┏━━

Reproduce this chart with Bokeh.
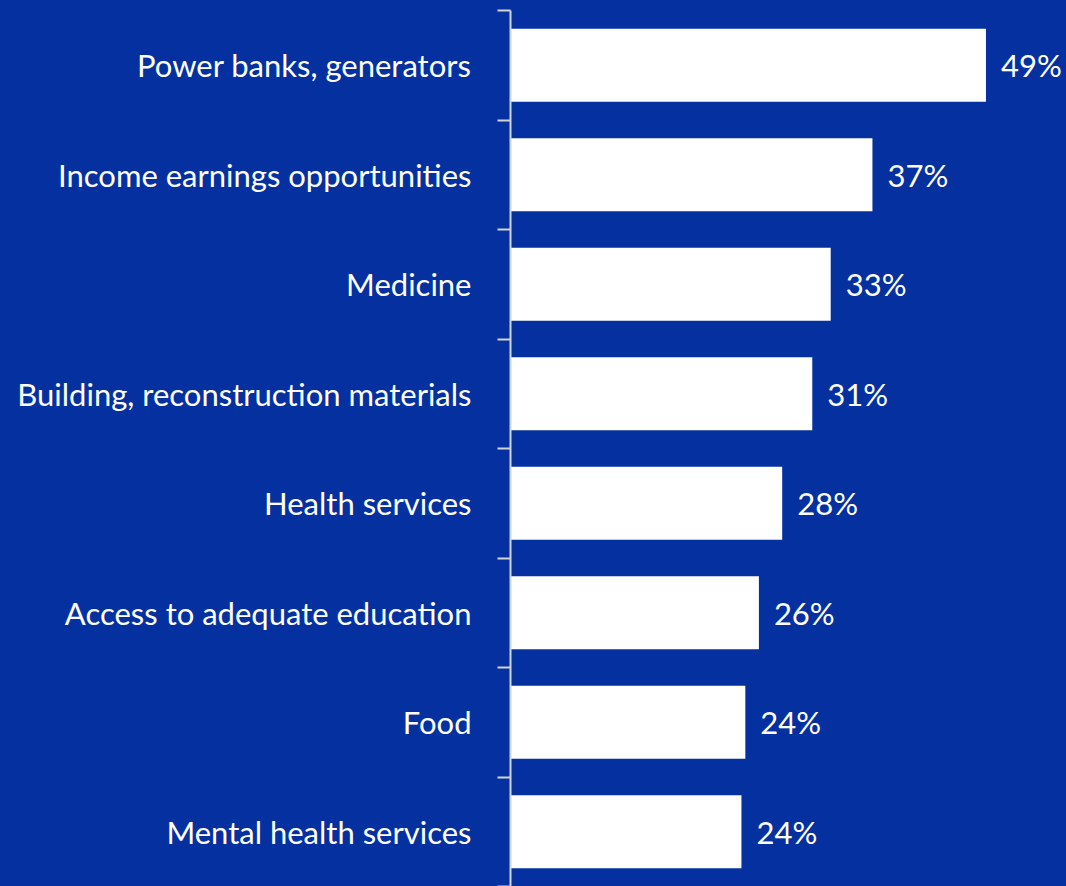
from bokeh.plotting import figure
from bokeh.models import Range1d, FixedTicker, ColumnDataSource, LabelSet
from bokeh.core.properties import value
from bokeh.embed import file_html
from bokeh.resources import INLINE

categories = [
    "Power banks, generators",
    "Income earnings opportunities",
    "Medicine",
    "Building, reconstruction materials",
    "Health services",
    "Access to adequate education",
    "Food",
    "Mental health services",
]
values = [49.0, 37.3, 33.0, 31.1, 28.0, 25.6, 24.2, 23.8]
value_labels = ["49%", "37%", "33%", "31%", "28%", "26%", "24%", "24%"]

BG = "#0531a0"
FONT = "Lato"
FSIZE = "31px"

n = len(categories)
centers = [i + 0.5 for i in range(n)]
bounds = [float(i) for i in range(n + 1)]

src = ColumnDataSource(dict(y=centers, v=values, lab=value_labels))

p = figure(width=1066, height=886, output_backend="svg", toolbar_location=None,
           x_range=Range1d(0, 57.3), y_range=Range1d(n, 0),
           min_border_left=510, min_border_right=0, min_border_top=10, min_border_bottom=0,
           background_fill_color=BG, border_fill_color=BG, outline_line_color=None)

p.hbar(y="y", right="v", left=0, height=0.665, source=src,
       fill_color="white", line_color=None)

labels = LabelSet(x="v", y="y", text="lab", source=src, x_offset=15,
                  text_align="left", text_baseline="middle",
                  text_color="white", text_font=value(FONT), text_font_size=value(FSIZE))
p.add_layout(labels)

p.xaxis.visible = False
p.grid.visible = False

ya = p.yaxis[0]
ya.ticker = FixedTicker(ticks=centers, minor_ticks=bounds)
ya.major_label_overrides = {c: cat for c, cat in zip(centers, categories)}
ya.major_tick_line_color = None
ya.major_tick_out = 0
ya.major_tick_in = 0
ya.minor_tick_out = 13
ya.minor_tick_in = 0
ya.minor_tick_line_color = "#d4d4d4"
ya.minor_tick_line_width = 2
ya.axis_line_color = "#d4d4d4"
ya.axis_line_width = 2
ya.major_label_standoff = 26
ya.major_label_text_color = "white"
ya.major_label_text_font = FONT
ya.major_label_text_font_size = FSIZE
ya.major_label_text_font_style = "normal"

html = file_html(p, INLINE)
html = html.replace("<head>", "<head><style>html,body{margin:0;padding:0;background:%s;overflow:hidden}</style>" % BG, 1)
open("out.html", "w").write(html)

┗━━

■ Exercise prompt
Repeat, exactly and in full, each line from the start of the data to the line that contains "bounds = [float(i) for i in range(n + 1)]". Pictures do not go in.

■ Worked solution
Reproduce this chart with Bokeh.
from bokeh.plotting import figure
from bokeh.models import Range1d, FixedTicker, ColumnDataSource, LabelSet
from bokeh.core.properties import value
from bokeh.embed import file_html
from bokeh.resources import INLINE

categories = [
    "Power banks, generators",
    "Income earnings opportunities",
    "Medicine",
    "Building, reconstruction materials",
    "Health services",
    "Access to adequate education",
    "Food",
    "Mental health services",
]
values = [49.0, 37.3, 33.0, 31.1, 28.0, 25.6, 24.2, 23.8]
value_labels = ["49%", "37%", "33%", "31%", "28%", "26%", "24%", "24%"]

BG = "#0531a0"
FONT = "Lato"
FSIZE = "31px"

n = len(categories)
centers = [i + 0.5 for i in range(n)]
bounds = [float(i) for i in range(n + 1)]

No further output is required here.